%%

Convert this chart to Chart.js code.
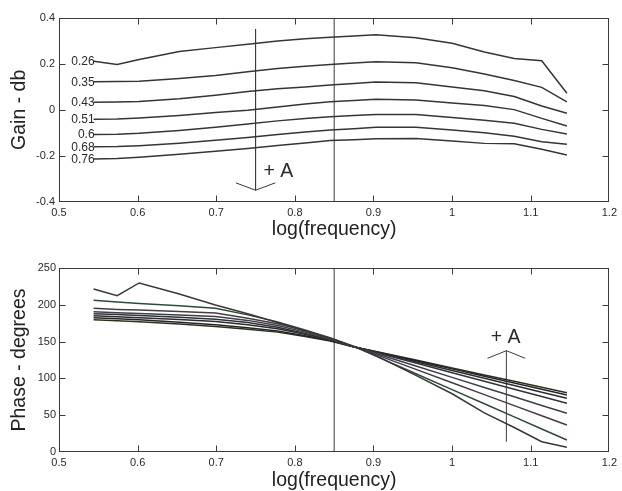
<!DOCTYPE html>
<html>
<head>
<meta charset="utf-8">
<script src="https://cdn.jsdelivr.net/npm/chart.js@4/dist/chart.umd.min.js"></script>
<style>
  html, body { margin: 0; padding: 0; background: #fff; overflow: hidden; }
  #wrap { position: relative; width: 622px; height: 491px; overflow: hidden; }
  canvas { position: absolute; left: 0; }
</style>
</head>
<body>
<div id="wrap">
  <canvas id="gain" width="622" height="245" style="top:0"></canvas>
  <canvas id="phase" width="622" height="249" style="top:245px"></canvas>
</div>
<script>
// Measurement frequencies, log10(Hz)
const logFrequency = [0.544, 0.574, 0.602, 0.653, 0.699, 0.740, 0.778, 0.813, 0.845, 0.875, 0.903, 0.954, 1.000, 1.041, 1.079, 1.114, 1.146];

// Amplitude A of each run
const amplitudes = ['0.26', '0.35', '0.43', '0.51', '0.6', '0.68', '0.76', '0.85'];

// Gain (db) per amplitude
const gain026 = [0.212, 0.198, 0.219, 0.254, 0.271, 0.286, 0.300, 0.310, 0.316, 0.322, 0.327, 0.314, 0.290, 0.252, 0.224, 0.214, 0.072];
const gain035 = [0.122, 0.123, 0.125, 0.137, 0.150, 0.166, 0.180, 0.190, 0.198, 0.204, 0.210, 0.205, 0.183, 0.156, 0.128, 0.098, 0.035];
const gain043 = [0.033, 0.034, 0.036, 0.048, 0.064, 0.080, 0.092, 0.100, 0.108, 0.115, 0.121, 0.118, 0.100, 0.083, 0.058, 0.017, -0.015];
const gain051 = [-0.041, -0.040, -0.036, -0.025, -0.012, -0.002, 0.012, 0.025, 0.035, 0.041, 0.046, 0.043, 0.030, 0.019, 0.001, -0.037, -0.070];
const gain060 = [-0.107, -0.106, -0.102, -0.090, -0.076, -0.062, -0.048, -0.038, -0.030, -0.025, -0.020, -0.020, -0.033, -0.045, -0.058, -0.085, -0.105];
const gain068 = [-0.161, -0.160, -0.156, -0.145, -0.132, -0.120, -0.107, -0.096, -0.088, -0.082, -0.076, -0.076, -0.088, -0.100, -0.115, -0.139, -0.150];
const gain076 = [-0.214, -0.212, -0.206, -0.193, -0.180, -0.168, -0.155, -0.144, -0.134, -0.130, -0.126, -0.125, -0.136, -0.146, -0.148, -0.172, -0.197];

// Phase (degrees) per amplitude
const phase026 = [221.8, 212.7, 230.0, 215.0, 200.0, 188.0, 176.0, 165.0, 155.0, 143.5, 131.0, 104.0, 79.0, 53.0, 33.0, 13.6, 6.0];
const phase035 = [206.5, 204.0, 202.0, 199.0, 195.5, 186.5, 177.0, 166.0, 155.0, 143.5, 130.3, 106.3, 84.6, 65.3, 47.4, 30.9, 15.9];
const phase043 = [195.4, 194.0, 193.0, 191.0, 189.0, 182.0, 174.5, 165.0, 154.5, 143.2, 132.3, 112.2, 94.0, 77.8, 62.8, 49.0, 36.4];
const phase051 = [190.9, 189.5, 188.5, 186.5, 184.2, 179.0, 172.0, 163.0, 153.5, 143.0, 133.9, 116.8, 101.3, 87.6, 74.8, 63.0, 52.3];
const phase060 = [188.2, 187.0, 185.5, 183.3, 180.6, 176.0, 169.5, 161.0, 152.5, 143.0, 135.3, 120.8, 107.7, 96.0, 85.1, 75.2, 66.0];
const phase068 = [185.4, 184.0, 182.6, 180.2, 177.5, 173.0, 167.5, 160.0, 152.0, 143.0, 136.0, 122.7, 110.8, 100.1, 90.2, 81.1, 72.8];
const phase076 = [182.7, 181.3, 179.8, 176.5, 173.0, 169.0, 164.5, 158.0, 151.5, 143.0, 136.4, 124.0, 112.9, 102.9, 93.7, 85.2, 77.3];
const phase085 = [180.0, 178.6, 177.2, 174.0, 170.7, 167.0, 163.0, 157.0, 150.8, 142.8, 136.7, 124.9, 114.2, 104.7, 95.9, 87.8, 80.4];

// Axis ticks
const xTicks = [0.5, 0.6, 0.7, 0.8, 0.9, 1.0, 1.1, 1.2];
const gainTicks = [-0.4, -0.2, 0, 0.2, 0.4];
const phaseTicks = [0, 50, 100, 150, 200, 250];

// Reference marker (vertical line) and "+A" direction arrows, in data units
const markerFrequency = 0.85;
const gainArrow = { x: 0.75, from: 0.352, to: -0.35, headDx: 0.025, headDy: 0.032, text: { x: 0.779, y: -0.267 } };
const phaseArrow = { x: 1.069, from: 13.6, to: 137.7, headDx: 0.024, headDy: 10.4, text: { x: 1.068, y: 155.7 } };

const FONT = "'Liberation Sans', Arial, Helvetica, sans-serif";
const INK = '#2a2a2a';
const LINE = '#353535';

const series = values => values.map((v, i) => ({ x: logFrequency[i], y: v }));

const curve = (label, values, color) => ({
  label, data: series(values), borderColor: color || LINE, borderWidth: 1.5,
  pointRadius: 0, tension: 0, fill: false
});

const guide = (points, width) => ({
  label: '', data: points, borderColor: '#3a3a3a', borderWidth: width || 1,
  pointRadius: 0, tension: 0, fill: false
});

// Box frame, inward tick marks and text annotations
const framePlugin = {
  id: 'frame',
  afterDatasetsDraw(chart, args, opts) {
    const { ctx, chartArea: a, scales: { x, y } } = chart;
    ctx.save();
    ctx.strokeStyle = '#3a3a3a';
    ctx.lineWidth = 1;
    const L = Math.round(a.left) + 0.5, R = Math.round(a.right) - 0.5;
    const T = Math.round(a.top) + 0.5, B = Math.round(a.bottom) - 0.5;
    ctx.strokeRect(L, T, R - L, B - T);
    const len = 6;
    ctx.beginPath();
    opts.xTicks.forEach(v => {
      const px = Math.round(x.getPixelForValue(v)) + 0.5;
      if (px <= L + 1 || px >= R - 1) return;
      ctx.moveTo(px, B); ctx.lineTo(px, B - len);
      ctx.moveTo(px, T); ctx.lineTo(px, T + len);
    });
    opts.yTicks.forEach(v => {
      const py = Math.round(y.getPixelForValue(v)) + 0.5;
      if (py <= T + 1 || py >= B - 1) return;
      ctx.moveTo(L, py); ctx.lineTo(L + len, py);
      ctx.moveTo(R, py); ctx.lineTo(R - len, py);
    });
    ctx.stroke();

    ctx.fillStyle = INK;
    if (opts.curveLabels) {
      ctx.font = '12px ' + FONT;
      ctx.textAlign = 'right';
      ctx.textBaseline = 'middle';
      opts.curveLabels.forEach((text, i) => {
        const pt = chart.getDatasetMeta(i).data[0];
        ctx.fillText(text, pt.x + 1, pt.y + 0.5);
      });
    }
    if (opts.arrowText) {
      ctx.font = '19.5px ' + FONT;
      ctx.textAlign = 'center';
      ctx.textBaseline = 'middle';
      ctx.fillText('+ A', x.getPixelForValue(opts.arrowText.x), y.getPixelForValue(opts.arrowText.y));
    }
    ctx.restore();
  }
};

function axes(yMin, yMax, yStep, yTitle, canvasH, plotBottom, xTitlePad, yPad) {
  const tickFont = { family: FONT, size: 11 };
  const titleFont = { family: FONT, size: 19.5 };
  return {
    x: {
      type: 'linear', min: 0.5, max: 1.2,
      ticks: { stepSize: 0.1, padding: 5, color: INK, font: tickFont, maxRotation: 0, autoSkip: false,
               callback: v => String(Math.round(v * 10) / 10) },
      grid: { display: false, drawTicks: false }, border: { display: false },
      title: { display: true, text: 'log(frequency)', color: '#222', font: titleFont, padding: { top: 0, bottom: xTitlePad } },
      afterFit(s) { s.height = canvasH - plotBottom; }
    },
    y: {
      type: 'linear', min: yMin, max: yMax,
      ticks: { stepSize: yStep, padding: yPad, color: INK, font: tickFont,
               callback: v => String(Math.round(v * 100) / 100) },
      grid: { display: false, drawTicks: false }, border: { display: false },
      title: { display: true, text: yTitle, color: '#222', font: titleFont, padding: { top: 8, bottom: 0 } },
      afterFit(s) { s.width = 59; }
    }
  };
}

const baseOptions = (top) => ({
  responsive: false, animation: false, events: [],
  layout: { padding: { top, right: 9.3, left: 0, bottom: 0 } }
});

new Chart(document.getElementById('gain'), {
  type: 'line',
  data: {
    datasets: [
      curve(amplitudes[0], gain026), curve(amplitudes[1], gain035), curve(amplitudes[2], gain043),
      curve(amplitudes[3], gain051), curve(amplitudes[4], gain060), curve(amplitudes[5], gain068),
      curve(amplitudes[6], gain076),
      guide([{ x: markerFrequency, y: -0.4 }, { x: markerFrequency, y: 0.4 }]),
      guide([{ x: gainArrow.x, y: gainArrow.from }, { x: gainArrow.x, y: gainArrow.to }]),
      guide([{ x: gainArrow.x - gainArrow.headDx, y: gainArrow.to + gainArrow.headDy },
             { x: gainArrow.x, y: gainArrow.to },
             { x: gainArrow.x + gainArrow.headDx, y: gainArrow.to + gainArrow.headDy }])
    ]
  },
  options: {
    ...baseOptions(18),
    plugins: {
      legend: { display: false }, tooltip: { enabled: false },
      frame: { xTicks, yTicks: gainTicks, curveLabels: amplitudes.slice(0, 7), arrowText: gainArrow.text }
    },
    scales: axes(-0.4, 0.4, 0.2, 'Gain - db', 245, 201.7, 3.3, 4)
  },
  plugins: [framePlugin]
});

new Chart(document.getElementById('phase'), {
  type: 'line',
  data: {
    datasets: [
      curve(amplitudes[0], phase026, '#383838'), curve(amplitudes[1], phase035, '#2f4a38'),
      curve(amplitudes[2], phase043, '#4a3a44'), curve(amplitudes[3], phase051, '#3a3f4e'),
      curve(amplitudes[4], phase060, '#323232'), curve(amplitudes[5], phase068, '#2b2b33'),
      curve(amplitudes[6], phase076, '#252525'), curve(amplitudes[7], phase085, '#2a3320'),
      guide([{ x: markerFrequency, y: 0 }, { x: markerFrequency, y: 250 }]),
      guide([{ x: phaseArrow.x, y: phaseArrow.from }, { x: phaseArrow.x, y: phaseArrow.to }]),
      guide([{ x: phaseArrow.x - phaseArrow.headDx, y: phaseArrow.to - phaseArrow.headDy },
             { x: phaseArrow.x, y: phaseArrow.to },
             { x: phaseArrow.x + phaseArrow.headDx, y: phaseArrow.to - phaseArrow.headDy }])
    ]
  },
  options: {
    ...baseOptions(23.3),
    plugins: {
      legend: { display: false }, tooltip: { enabled: false },
      frame: { xTicks, yTicks: phaseTicks, arrowText: phaseArrow.text }
    },
    scales: axes(0, 250, 50, 'Phase - degrees', 249, 206.7, 1.3, 3)
  },
  plugins: [framePlugin]
});
</script>
</body>
</html>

%%

**Given request**
Pictures excluded, repeat exactly the lines from the top of the material through the line with "1.079, 1.114, 1.146];", including both of those lines.

**Response to this exercise**
Convert this chart to Chart.js code.
<!DOCTYPE html>
<html>
<head>
<meta charset="utf-8">
<script src="https://cdn.jsdelivr.net/npm/chart.js@4/dist/chart.umd.min.js"></script>
<style>
  html, body { margin: 0; padding: 0; background: #fff; overflow: hidden; }
  #wrap { position: relative; width: 622px; height: 491px; overflow: hidden; }
  canvas { position: absolute; left: 0; }
</style>
</head>
<body>
<div id="wrap">
  <canvas id="gain" width="622" height="245" style="top:0"></canvas>
  <canvas id="phase" width="622" height="249" style="top:245px"></canvas>
</div>
<script>
// Measurement frequencies, log10(Hz)
const logFrequency = [0.544, 0.574, 0.602, 0.653, 0.699, 0.740, 0.778, 0.813, 0.845, 0.875, 0.903, 0.954, 1.000, 1.041, 1.079, 1.114, 1.146];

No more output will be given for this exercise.